▸ YOUR TASK
Do not copy the pictures; transcribe all other material exactly.

▸ DATA
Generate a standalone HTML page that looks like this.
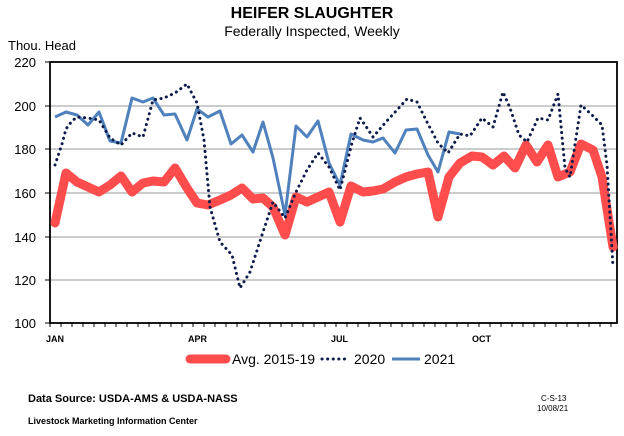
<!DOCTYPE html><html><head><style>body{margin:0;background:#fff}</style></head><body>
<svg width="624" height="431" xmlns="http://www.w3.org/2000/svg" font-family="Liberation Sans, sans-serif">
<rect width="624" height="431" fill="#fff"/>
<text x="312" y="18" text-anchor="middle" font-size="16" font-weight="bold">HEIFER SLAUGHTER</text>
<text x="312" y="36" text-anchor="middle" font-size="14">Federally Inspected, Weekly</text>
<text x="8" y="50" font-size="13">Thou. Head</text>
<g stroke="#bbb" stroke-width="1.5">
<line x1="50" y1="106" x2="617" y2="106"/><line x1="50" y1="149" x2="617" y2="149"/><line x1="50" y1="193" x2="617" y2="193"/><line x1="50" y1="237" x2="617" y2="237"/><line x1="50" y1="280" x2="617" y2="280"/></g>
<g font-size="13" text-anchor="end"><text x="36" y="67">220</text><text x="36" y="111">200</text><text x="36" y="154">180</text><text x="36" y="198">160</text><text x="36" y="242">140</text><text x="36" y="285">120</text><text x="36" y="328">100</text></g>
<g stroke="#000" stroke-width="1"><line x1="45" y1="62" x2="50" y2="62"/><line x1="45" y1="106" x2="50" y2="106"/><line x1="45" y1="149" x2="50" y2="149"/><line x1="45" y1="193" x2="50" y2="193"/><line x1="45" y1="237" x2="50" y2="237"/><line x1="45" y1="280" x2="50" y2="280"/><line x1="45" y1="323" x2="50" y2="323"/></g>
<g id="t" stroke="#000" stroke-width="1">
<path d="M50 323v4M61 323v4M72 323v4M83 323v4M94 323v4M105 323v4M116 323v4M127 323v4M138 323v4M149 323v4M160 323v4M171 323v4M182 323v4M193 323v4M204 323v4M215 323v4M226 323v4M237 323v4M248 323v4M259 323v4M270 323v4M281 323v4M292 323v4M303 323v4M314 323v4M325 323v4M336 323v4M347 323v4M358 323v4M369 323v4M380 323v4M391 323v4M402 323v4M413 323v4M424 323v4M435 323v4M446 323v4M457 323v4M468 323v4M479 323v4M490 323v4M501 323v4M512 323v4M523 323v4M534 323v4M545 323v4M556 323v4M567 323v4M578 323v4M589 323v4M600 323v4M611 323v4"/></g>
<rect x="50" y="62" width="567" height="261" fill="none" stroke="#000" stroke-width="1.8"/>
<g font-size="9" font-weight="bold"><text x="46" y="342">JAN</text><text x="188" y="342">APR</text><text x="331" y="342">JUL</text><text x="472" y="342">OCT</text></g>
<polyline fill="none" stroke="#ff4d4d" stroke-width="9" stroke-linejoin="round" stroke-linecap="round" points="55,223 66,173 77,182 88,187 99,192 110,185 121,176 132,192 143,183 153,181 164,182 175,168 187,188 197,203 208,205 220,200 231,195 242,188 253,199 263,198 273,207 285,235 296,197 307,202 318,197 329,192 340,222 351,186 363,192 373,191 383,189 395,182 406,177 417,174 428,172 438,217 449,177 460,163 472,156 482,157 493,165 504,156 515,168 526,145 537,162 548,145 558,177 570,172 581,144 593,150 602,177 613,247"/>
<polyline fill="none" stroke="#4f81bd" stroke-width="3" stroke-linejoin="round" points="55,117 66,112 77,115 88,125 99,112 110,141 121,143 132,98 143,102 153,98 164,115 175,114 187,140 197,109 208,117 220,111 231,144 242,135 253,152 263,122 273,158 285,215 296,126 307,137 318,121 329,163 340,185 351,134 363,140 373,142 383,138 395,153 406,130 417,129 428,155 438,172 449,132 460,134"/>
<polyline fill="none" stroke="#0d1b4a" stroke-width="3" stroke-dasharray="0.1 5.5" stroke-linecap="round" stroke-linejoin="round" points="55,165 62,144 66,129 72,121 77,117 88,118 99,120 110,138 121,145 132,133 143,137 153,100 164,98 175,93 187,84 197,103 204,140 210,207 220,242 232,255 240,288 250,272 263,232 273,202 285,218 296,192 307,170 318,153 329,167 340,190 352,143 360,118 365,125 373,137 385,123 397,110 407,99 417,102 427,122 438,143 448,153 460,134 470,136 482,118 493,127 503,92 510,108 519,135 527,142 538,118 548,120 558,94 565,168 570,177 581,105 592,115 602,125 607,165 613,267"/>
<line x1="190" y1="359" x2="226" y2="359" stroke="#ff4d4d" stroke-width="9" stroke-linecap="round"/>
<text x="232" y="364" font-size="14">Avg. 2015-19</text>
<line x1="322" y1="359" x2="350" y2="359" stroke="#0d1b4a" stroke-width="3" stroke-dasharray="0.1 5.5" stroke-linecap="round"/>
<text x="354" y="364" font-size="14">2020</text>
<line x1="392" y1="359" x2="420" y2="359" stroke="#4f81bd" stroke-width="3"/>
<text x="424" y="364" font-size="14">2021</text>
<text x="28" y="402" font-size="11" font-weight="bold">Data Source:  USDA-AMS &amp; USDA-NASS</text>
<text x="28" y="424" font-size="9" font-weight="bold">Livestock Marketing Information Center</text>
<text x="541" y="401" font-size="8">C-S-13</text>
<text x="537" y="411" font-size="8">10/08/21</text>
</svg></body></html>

▸ PROBLEM SOLUTION
Generate a standalone HTML page that looks like this.
<!DOCTYPE html><html><head><style>body{margin:0;background:#fff}</style></head><body>
<svg width="624" height="431" xmlns="http://www.w3.org/2000/svg" font-family="Liberation Sans, sans-serif">
<rect width="624" height="431" fill="#fff"/>
<text x="312" y="18" text-anchor="middle" font-size="16" font-weight="bold">HEIFER SLAUGHTER</text>
<text x="312" y="36" text-anchor="middle" font-size="14">Federally Inspected, Weekly</text>
<text x="8" y="50" font-size="13">Thou. Head</text>
<g stroke="#bbb" stroke-width="1.5">
<line x1="50" y1="106" x2="617" y2="106"/><line x1="50" y1="149" x2="617" y2="149"/><line x1="50" y1="193" x2="617" y2="193"/><line x1="50" y1="237" x2="617" y2="237"/><line x1="50" y1="280" x2="617" y2="280"/></g>
<g font-size="13" text-anchor="end"><text x="36" y="67">220</text><text x="36" y="111">200</text><text x="36" y="154">180</text><text x="36" y="198">160</text><text x="36" y="242">140</text><text x="36" y="285">120</text><text x="36" y="328">100</text></g>
<g stroke="#000" stroke-width="1"><line x1="45" y1="62" x2="50" y2="62"/><line x1="45" y1="106" x2="50" y2="106"/><line x1="45" y1="149" x2="50" y2="149"/><line x1="45" y1="193" x2="50" y2="193"/><line x1="45" y1="237" x2="50" y2="237"/><line x1="45" y1="280" x2="50" y2="280"/><line x1="45" y1="323" x2="50" y2="323"/></g>
<g id="t" stroke="#000" stroke-width="1">
<path d="M50 323v4M61 323v4M72 323v4M83 323v4M94 323v4M105 323v4M116 323v4M127 323v4M138 323v4M149 323v4M160 323v4M171 323v4M182 323v4M193 323v4M204 323v4M215 323v4M226 323v4M237 323v4M248 323v4M259 323v4M270 323v4M281 323v4M292 323v4M303 323v4M314 323v4M325 323v4M336 323v4M347 323v4M358 323v4M369 323v4M380 323v4M391 323v4M402 323v4M413 323v4M424 323v4M435 323v4M446 323v4M457 323v4M468 323v4M479 323v4M490 323v4M501 323v4M512 323v4M523 323v4M534 323v4M545 323v4M556 323v4M567 323v4M578 323v4M589 323v4M600 323v4M611 323v4"/></g>
<rect x="50" y="62" width="567" height="261" fill="none" stroke="#000" stroke-width="1.8"/>
<g font-size="9" font-weight="bold"><text x="46" y="342">JAN</text><text x="188" y="342">APR</text><text x="331" y="342">JUL</text><text x="472" y="342">OCT</text></g>
<polyline fill="none" stroke="#ff4d4d" stroke-width="9" stroke-linejoin="round" stroke-linecap="round" points="55,223 66,173 77,182 88,187 99,192 110,185 121,176 132,192 143,183 153,181 164,182 175,168 187,188 197,203 208,205 220,200 231,195 242,188 253,199 263,198 273,207 285,235 296,197 307,202 318,197 329,192 340,222 351,186 363,192 373,191 383,189 395,182 406,177 417,174 428,172 438,217 449,177 460,163 472,156 482,157 493,165 504,156 515,168 526,145 537,162 548,145 558,177 570,172 581,144 593,150 602,177 613,247"/>
<polyline fill="none" stroke="#4f81bd" stroke-width="3" stroke-linejoin="round" points="55,117 66,112 77,115 88,125 99,112 110,141 121,143 132,98 143,102 153,98 164,115 175,114 187,140 197,109 208,117 220,111 231,144 242,135 253,152 263,122 273,158 285,215 296,126 307,137 318,121 329,163 340,185 351,134 363,140 373,142 383,138 395,153 406,130 417,129 428,155 438,172 449,132 460,134"/>
<polyline fill="none" stroke="#0d1b4a" stroke-width="3" stroke-dasharray="0.1 5.5" stroke-linecap="round" stroke-linejoin="round" points="55,165 62,144 66,129 72,121 77,117 88,118 99,120 110,138 121,145 132,133 143,137 153,100 164,98 175,93 187,84 197,103 204,140 210,207 220,242 232,255 240,288 250,272 263,232 273,202 285,218 296,192 307,170 318,153 329,167 340,190 352,143 360,118 365,125 373,137 385,123 397,110 407,99 417,102 427,122 438,143 448,153 460,134 470,136 482,118 493,127 503,92 510,108 519,135 527,142 538,118 548,120 558,94 565,168 570,177 581,105 592,115 602,125 607,165 613,267"/>
<line x1="190" y1="359" x2="226" y2="359" stroke="#ff4d4d" stroke-width="9" stroke-linecap="round"/>
<text x="232" y="364" font-size="14">Avg. 2015-19</text>
<line x1="322" y1="359" x2="350" y2="359" stroke="#0d1b4a" stroke-width="3" stroke-dasharray="0.1 5.5" stroke-linecap="round"/>
<text x="354" y="364" font-size="14">2020</text>
<line x1="392" y1="359" x2="420" y2="359" stroke="#4f81bd" stroke-width="3"/>
<text x="424" y="364" font-size="14">2021</text>
<text x="28" y="402" font-size="11" font-weight="bold">Data Source:  USDA-AMS &amp; USDA-NASS</text>
<text x="28" y="424" font-size="9" font-weight="bold">Livestock Marketing Information Center</text>
<text x="541" y="401" font-size="8">C-S-13</text>
<text x="537" y="411" font-size="8">10/08/21</text>
</svg></body></html>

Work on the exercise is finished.